Deuxièmement, on peut parler de la conception à coût objectif. C’est une technique d’analyse de la valeur qui utilise l’analyse fonctionnelle en considérant tout produit comme une forme de services ou fonctions plus que comme l’addition d’éléments physiques au sein d’un système. Le produit est alors décrit par ses relations avec son environnement. Le développement du produit est donc orienté par la conception des actions de celui-ci, de ses finalités plutôt que par la recherche de nouvelles solutions. Concevoir, c’est donc révéler les buts de l’objet au moment de sa création et donc sa véritable nature. On recherche ainsi à définir les fonctions principales, contraintes et complémentaires du produit dans l’optique de maximiser les performances techniques au regard des attentes des clients. De plus, il faut éviter d’ajouter des performances inutiles sur un produit qui aurait pour conséquence d’alourdir le coût estimé à l’origine. L’entreprise s’engage ainsi dans une politique globale de réduction des coûts pour éviter tout gaspillage. Une collaboration optimale entre l’ensemble des intervenants d’une entreprise pour supprimer tous les coûts superflus est nécessaire et enfin la transparence absolue pour justifier l’utilisation de chaque somme.

Pour comprendre son fonctionnement, étudions l’exemple de la tondeuse à gazon.

Fonction principale:

  • Couper la hauteur de l'herbe (remarquez qu'on a déjà opté pour une solution : le besoin est de réduire la hauteur de l'herbe, et la solution choisie est de la couper).

Fonctions contraintes :

Il s’agit ici de définir les fonctions essentielles sur lesquels il sera difficile de rogner sur les coûts.
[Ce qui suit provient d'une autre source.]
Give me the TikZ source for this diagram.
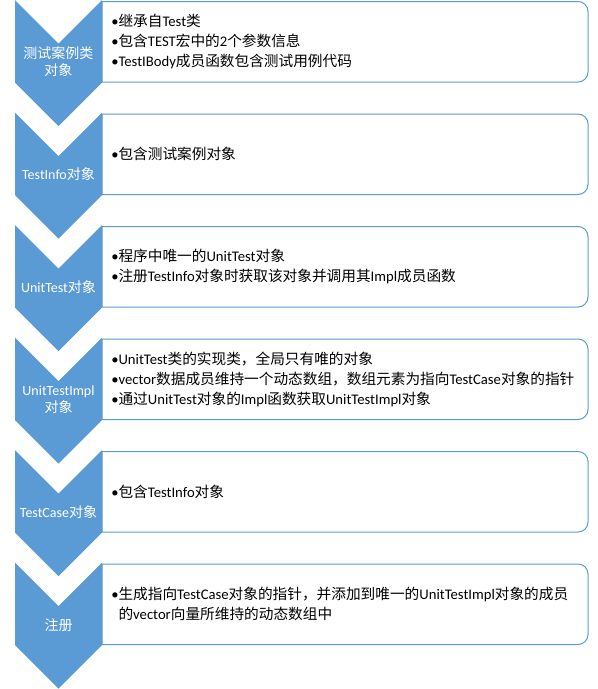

  • S'adapter au terrain et à la végétation, respecter l'environnement (écologie et sonorité)
  • Faciliter l'utilisation, présenter un encombrement minimum
  • Respecter les normes de sécurité, résister aux intempéries

Fonctions complémentaires:

  • Fonctionner sans l'intervention de l'homme
  • Ramasser l'herbe

À titre d’exemples, on peut citer la NASA qui a utilisé la CCO a pu diminuer de 32 % les coûts de conception de sa navette DISCOVERY.
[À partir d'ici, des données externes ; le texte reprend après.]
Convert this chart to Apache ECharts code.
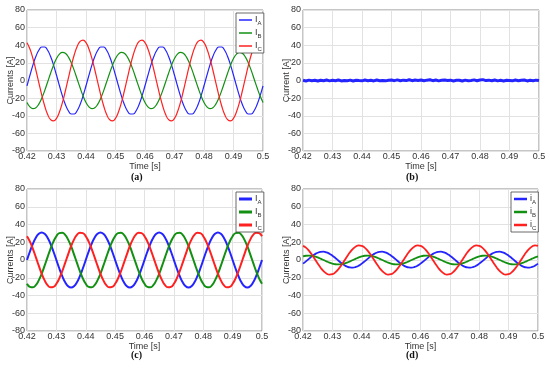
<!DOCTYPE html>
<html><head><meta charset="utf-8">
<script src="https://cdn.jsdelivr.net/npm/echarts@6/dist/echarts.min.js"></script>
<style>html,body{margin:0;padding:0;background:#fff}#c{width:550px;height:369px}</style>
</head><body><div id="c"></div>
<script>
// time samples [s]
const timeS = [0.42,0.421,0.422,0.423,0.424,0.425,0.426,0.427,0.428,0.429,0.43,0.431,0.432,0.433,0.434,0.435,0.436,0.437,0.438,0.439,0.44,0.441,0.442,0.443,0.444,0.445,0.446,0.447,0.448,0.449,0.45,0.451,0.452,0.453,0.454,0.455,0.456,0.457,0.458,0.459,0.46,0.461,0.462,0.463,0.464,0.465,0.466,0.467,0.468,0.469,0.47,0.471,0.472,0.473,0.474,0.475,0.476,0.477,0.478,0.479,0.48,0.481,0.482,0.483,0.484,0.485,0.486,0.487,0.488,0.489,0.49,0.491,0.492,0.493,0.494,0.495,0.496,0.497,0.498,0.499,0.5];
const xTicks = [0.42,0.43,0.44,0.45,0.46,0.47,0.48,0.49,0.5];
const yTicks = [-80,-60,-40,-20,0,20,40,60,80];

// (a) currents [A]
const aA = [-6.0,6.0,17.5,27.2,34.3,38.0,38.0,34.3,27.2,17.5,6.0,-6.0,-17.5,-27.2,-34.3,-38.0,-38.0,-34.3,-27.2,-17.5,
  -6.0,6.0,17.5,27.2,34.3,38.0,38.0,34.3,27.2,17.5,6.0,-6.0,-17.5,-27.2,-34.3,-38.0,-38.0,-34.3,-27.2,-17.5,
  -6.0,6.0,17.5,27.2,34.3,38.0,38.0,34.3,27.2,17.5,6.0,-6.0,-17.5,-27.2,-34.3,-38.0,-38.0,-34.3,-27.2,-17.5,
  -6.0,6.0,17.5,27.2,34.3,38.0,38.0,34.3,27.2,17.5,6.0,-6.0,-17.5,-27.2,-34.3,-38.0,-38.0,-34.3,-27.2,-17.5, -6.0];
const aB = [-24.9,-29.9,-32.0,-30.9,-26.8,-20.1,-11.5,-1.7,8.3,17.4,24.9,29.9,32.0,30.9,26.8,20.1,11.5,1.7,-8.3,-17.4,
  -24.9,-29.9,-32.0,-30.9,-26.8,-20.1,-11.5,-1.7,8.3,17.4,24.9,29.9,32.0,30.9,26.8,20.1,11.5,1.7,-8.3,-17.4,
  -24.9,-29.9,-32.0,-30.9,-26.8,-20.1,-11.5,-1.7,8.3,17.4,24.9,29.9,32.0,30.9,26.8,20.1,11.5,1.7,-8.3,-17.4,
  -24.9,-29.9,-32.0,-30.9,-26.8,-20.1,-11.5,-1.7,8.3,17.4,24.9,29.9,32.0,30.9,26.8,20.1,11.5,1.7,-8.3,-17.4, -24.9];
const aC = [42.9,35.7,25.1,11.9,-2.4,-16.5,-28.9,-38.6,-44.4,-45.9,-42.9,-35.7,-25.1,-11.9,2.4,16.5,28.9,38.6,44.4,45.9,
  42.9,35.7,25.1,11.9,-2.4,-16.5,-28.9,-38.6,-44.4,-45.9,-42.9,-35.7,-25.1,-11.9,2.4,16.5,28.9,38.6,44.4,45.9,
  42.9,35.7,25.1,11.9,-2.4,-16.5,-28.9,-38.6,-44.4,-45.9,-42.9,-35.7,-25.1,-11.9,2.4,16.5,28.9,38.6,44.4,45.9,
  42.9,35.7,25.1,11.9,-2.4,-16.5,-28.9,-38.6,-44.4,-45.9,-42.9,-35.7,-25.1,-11.9,2.4,16.5,28.9,38.6,44.4,45.9, 42.9];
// (b) current [A]
const bI = [0.3,-0.5,0.4,-0.3,0.2,-0.6,0.3,-0.2,0.5,-0.4, 0.2,-0.3,0.6,-0.5,0.1,-0.2,0.4,-0.6,0.3,-0.1, -0.4,0.5,-0.3,0.2,-0.5,0.6,-0.2,0.1,-0.4,0.3, 0.5,-0.2,0.7,-0.3,0.4,-0.1,0.9,-0.2,0.5,0.1, 0.6,-0.3,0.4,0.9,-0.2,0.5,-0.4,0.3,0.6,-0.1, 0.4,-0.5,0.2,0.3,-0.6,0.4,-0.2,0.1,0.7,-0.3, 0.5,1.0,-0.1,0.4,-0.3,0.6,-0.4,0.2,-0.5,0.3, 0.1,-0.4,0.5,-0.2,0.3,0.6,-0.5,0.2,-0.3,0.4, -0.1];
// (c) currents [A]
const cA = [0,9.6,18.2,25.1,29.5,31.0,29.5,25.1,18.2,9.6,0,-9.6,-18.2,-25.1,-29.5,-31.0,-29.5,-25.1,-18.2,-9.6,
  0,9.6,18.2,25.1,29.5,31.0,29.5,25.1,18.2,9.6,0,-9.6,-18.2,-25.1,-29.5,-31.0,-29.5,-25.1,-18.2,-9.6,
  0,9.6,18.2,25.1,29.5,31.0,29.5,25.1,18.2,9.6,0,-9.6,-18.2,-25.1,-29.5,-31.0,-29.5,-25.1,-18.2,-9.6,
  0,9.6,18.2,25.1,29.5,31.0,29.5,25.1,18.2,9.6,0,-9.6,-18.2,-25.1,-29.5,-31.0,-29.5,-25.1,-18.2,-9.6, 0];
const cB = [-26.8,-30.3,-30.8,-28.3,-23.0,-15.5,-6.4,3.3,12.6,20.7,26.8,30.3,30.8,28.3,23.0,15.5,6.4,-3.3,-12.6,-20.7,
  -26.8,-30.3,-30.8,-28.3,-23.0,-15.5,-6.4,3.3,12.6,20.7,26.8,30.3,30.8,28.3,23.0,15.5,6.4,-3.3,-12.6,-20.7,
  -26.8,-30.3,-30.8,-28.3,-23.0,-15.5,-6.4,3.3,12.6,20.7,26.8,30.3,30.8,28.3,23.0,15.5,6.4,-3.3,-12.6,-20.7,
  -26.8,-30.3,-30.8,-28.3,-23.0,-15.5,-6.4,3.3,12.6,20.7,26.8,30.3,30.8,28.3,23.0,15.5,6.4,-3.3,-12.6,-20.7, -26.8];
const cC = [26.8,20.7,12.6,3.3,-6.4,-15.5,-23.0,-28.3,-30.8,-30.3,-26.8,-20.7,-12.6,-3.3,6.4,15.5,23.0,28.3,30.8,30.3,
  26.8,20.7,12.6,3.3,-6.4,-15.5,-23.0,-28.3,-30.8,-30.3,-26.8,-20.7,-12.6,-3.3,6.4,15.5,23.0,28.3,30.8,30.3,
  26.8,20.7,12.6,3.3,-6.4,-15.5,-23.0,-28.3,-30.8,-30.3,-26.8,-20.7,-12.6,-3.3,6.4,15.5,23.0,28.3,30.8,30.3,
  26.8,20.7,12.6,3.3,-6.4,-15.5,-23.0,-28.3,-30.8,-30.3,-26.8,-20.7,-12.6,-3.3,6.4,15.5,23.0,28.3,30.8,30.3, 26.8];
// (d) currents [A]
const dA = [-4.1,-1.5,1.3,4.1,6.4,8.2,9.2,9.4,8.6,7.1,4.9,2.3,-0.5,-3.3,-5.6,-7.4,-8.4,-8.6,-7.8,-6.3,
  -4.1,-1.5,1.3,4.1,6.4,8.2,9.2,9.4,8.6,7.1,4.9,2.3,-0.5,-3.3,-5.6,-7.4,-8.4,-8.6,-7.8,-6.3,
  -4.1,-1.5,1.3,4.1,6.4,8.2,9.2,9.4,8.6,7.1,4.9,2.3,-0.5,-3.3,-5.6,-7.4,-8.4,-8.6,-7.8,-6.3,
  -4.1,-1.5,1.3,4.1,6.4,8.2,9.2,9.4,8.6,7.1,4.9,2.3,-0.5,-3.3,-5.6,-7.4,-8.4,-8.6,-7.8,-6.3, -4.1];
const dB = [4.0,4.8,5.0,4.8,4.0,2.9,1.5,0,-1.5,-2.9,-4.0,-4.8,-5.0,-4.8,-4.0,-2.9,-1.5,0,1.5,2.9,
  4.0,4.8,5.0,4.8,4.0,2.9,1.5,0,-1.5,-2.9,-4.0,-4.8,-5.0,-4.8,-4.0,-2.9,-1.5,0,1.5,2.9,
  4.0,4.8,5.0,4.8,4.0,2.9,1.5,0,-1.5,-2.9,-4.0,-4.8,-5.0,-4.8,-4.0,-2.9,-1.5,0,1.5,2.9,
  4.0,4.8,5.0,4.8,4.0,2.9,1.5,0,-1.5,-2.9,-4.0,-4.8,-5.0,-4.8,-4.0,-2.9,-1.5,0,1.5,2.9, 4.0];
const dC = [16.0,14.0,10.6,6.2,1.2,-4.0,-8.7,-12.6,-15.3,-16.5,-16.0,-14.0,-10.6,-6.2,-1.2,4.0,8.7,12.6,15.3,16.5,
  16.0,14.0,10.6,6.2,1.2,-4.0,-8.7,-12.6,-15.3,-16.5,-16.0,-14.0,-10.6,-6.2,-1.2,4.0,8.7,12.6,15.3,16.5,
  16.0,14.0,10.6,6.2,1.2,-4.0,-8.7,-12.6,-15.3,-16.5,-16.0,-14.0,-10.6,-6.2,-1.2,4.0,8.7,12.6,15.3,16.5,
  16.0,14.0,10.6,6.2,1.2,-4.0,-8.7,-12.6,-15.3,-16.5,-16.0,-14.0,-10.6,-6.2,-1.2,4.0,8.7,12.6,15.3,16.5, 16.0];

const BLUE = '#2424ff', GREEN = '#129012', RED = '#ff2020';
const FONT = '"Liberation Sans", Arial, sans-serif';

const grids = [
  {left: 27, top: 10, width: 236, height: 141},
  {left: 303, top: 10, width: 236, height: 141},
  {left: 27, top: 189, width: 235, height: 142},
  {left: 303, top: 189, width: 235, height: 142}
];
const yNames = ['Currents [A]', 'Current [A]', 'Currents [A]', 'Currents [A]'];

const chart = echarts.init(document.getElementById('c'), null, {renderer: 'canvas'});
const pair = (ts, vs) => ts.map((t, i) => [t, vs[i]]);
const line = (name, gi, ts, vs, color, w, smooth) => ({
  name, type: 'line', xAxisIndex: gi, yAxisIndex: gi, data: pair(ts, vs),
  smooth: smooth, showSymbol: false, symbol: 'none', animation: false,
  lineStyle: {color, width: w}, itemStyle: {color}
});

const legendNames = {aA:['I','A'],aB:['I','B'],aC:['I','C'],cA:['I','A'],cB:['I','B'],cC:['I','C'],dA:['i','A'],dB:['i','B'],dC:['i','C']};
const mkLegend = (names, left, top, h) => ({
  data: names, orient: 'vertical', left, top, itemGap: 1,
  icon: 'rect', itemWidth: 13, itemHeight: h,
  backgroundColor: '#fff', borderColor: '#444', borderWidth: 0.8, borderRadius: 0,
  padding: [1, 2, 1, 3], selectedMode: false,
  formatter: n => '{i|' + legendNames[n][0] + '}{s|' + legendNames[n][1] + '}',
  textStyle: {fontFamily: FONT, color: '#333', padding: [0, 0, 0, -2],
    rich: {i: {fontSize: 9, lineHeight: 11, fontFamily: FONT, color: '#333'},
           s: {fontSize: 6, lineHeight: 11, fontFamily: FONT, color: '#333', padding: [6, 0, 0, 0]}}}
});

const option = {
  animation: false,
  backgroundColor: '#fff',
  grid: grids.map(g => Object.assign({show: true, borderColor: '#8c8c8c', borderWidth: 1, backgroundColor: 'transparent'}, g)),
  xAxis: grids.map((g, i) => ({
    type: 'value', gridIndex: i, min: xTicks[0], max: xTicks[xTicks.length - 1], interval: 0.01,
    name: 'Time [s]', nameLocation: 'middle', nameGap: 10, nameMoveOverlap: false,
    nameTextStyle: {fontFamily: FONT, fontSize: 9, color: '#333', verticalAlign: 'top', padding: [1, 0, 0, 0]},
    axisLine: {show: false}, axisTick: {show: false},
    axisLabel: {fontFamily: FONT, fontSize: 9, color: '#333', margin: 1,
      formatter: v => String(+v.toFixed(2)), showMinLabel: true, showMaxLabel: true},
    splitLine: {show: true, lineStyle: {color: '#e2e2e2', width: 1}}
  })),
  yAxis: grids.map((g, i) => ({
    type: 'value', gridIndex: i, min: yTicks[0], max: yTicks[yTicks.length - 1], interval: 20,
    name: yNames[i], nameLocation: 'middle', nameGap: 12, nameMoveOverlap: false,
    nameTextStyle: {fontFamily: FONT, fontSize: 9, color: '#333'},
    axisLine: {show: false}, axisTick: {show: false},
    axisLabel: {fontFamily: FONT, fontSize: 9, color: '#333', margin: 2},
    splitLine: {show: true, lineStyle: {color: '#e2e2e2', width: 1}}
  })),
  legend: [
    mkLegend(['aA','aB','aC'], 236, 13, 1.5),
    mkLegend(['cA','cB','cC'], 236, 192, 3),
    mkLegend(['dA','dB','dC'], 511, 192, 2.5)
  ],
  series: [
    line('aA', 0, timeS, aA, BLUE, 1.2, true),
    line('aB', 0, timeS, aB, GREEN, 1.2, true),
    line('aC', 0, timeS, aC, RED, 1.2, true),
    line('bI', 1, timeS, bI, BLUE, 3, false),
    line('cA', 2, timeS, cA, BLUE, 2, true),
    line('cB', 2, timeS, cB, GREEN, 2, true),
    line('cC', 2, timeS, cC, RED, 2, true),
    line('dA', 3, timeS, dA, BLUE, 1.8, true),
    line('dB', 3, timeS, dB, GREEN, 1.8, true),
    line('dC', 3, timeS, dC, RED, 1.8, true)
  ],
  graphic: [
    {type: 'text', left: 131, top: 172, style: {text: '(a)', font: 'bold 10px "Liberation Serif", serif', fill: '#111'}},
    {type: 'text', left: 406, top: 172, style: {text: '(b)', font: 'bold 10px "Liberation Serif", serif', fill: '#111'}},
    {type: 'text', left: 131, top: 350, style: {text: '(c)', font: 'bold 10px "Liberation Serif", serif', fill: '#111'}},
    {type: 'text', left: 406, top: 350, style: {text: '(d)', font: 'bold 10px "Liberation Serif", serif', fill: '#111'}}
  ]
};
chart.setOption(option);
</script></body></html>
Il existe donc plusieurs prolongements de la méthode du coût cible néanmoins il est important de constater qu’il y a une quasi absence des études scientifiques sur le sujet dans les ouvrages de comptabilité de management. Que se soit pour des causes contextuelles relevant des initiateurs de ces méthodes d’une part, ou du nombre réduit des utilisateurs potentiels d’autre part, il semblerai intéressant d'approfondir les recherches sur ce domaine.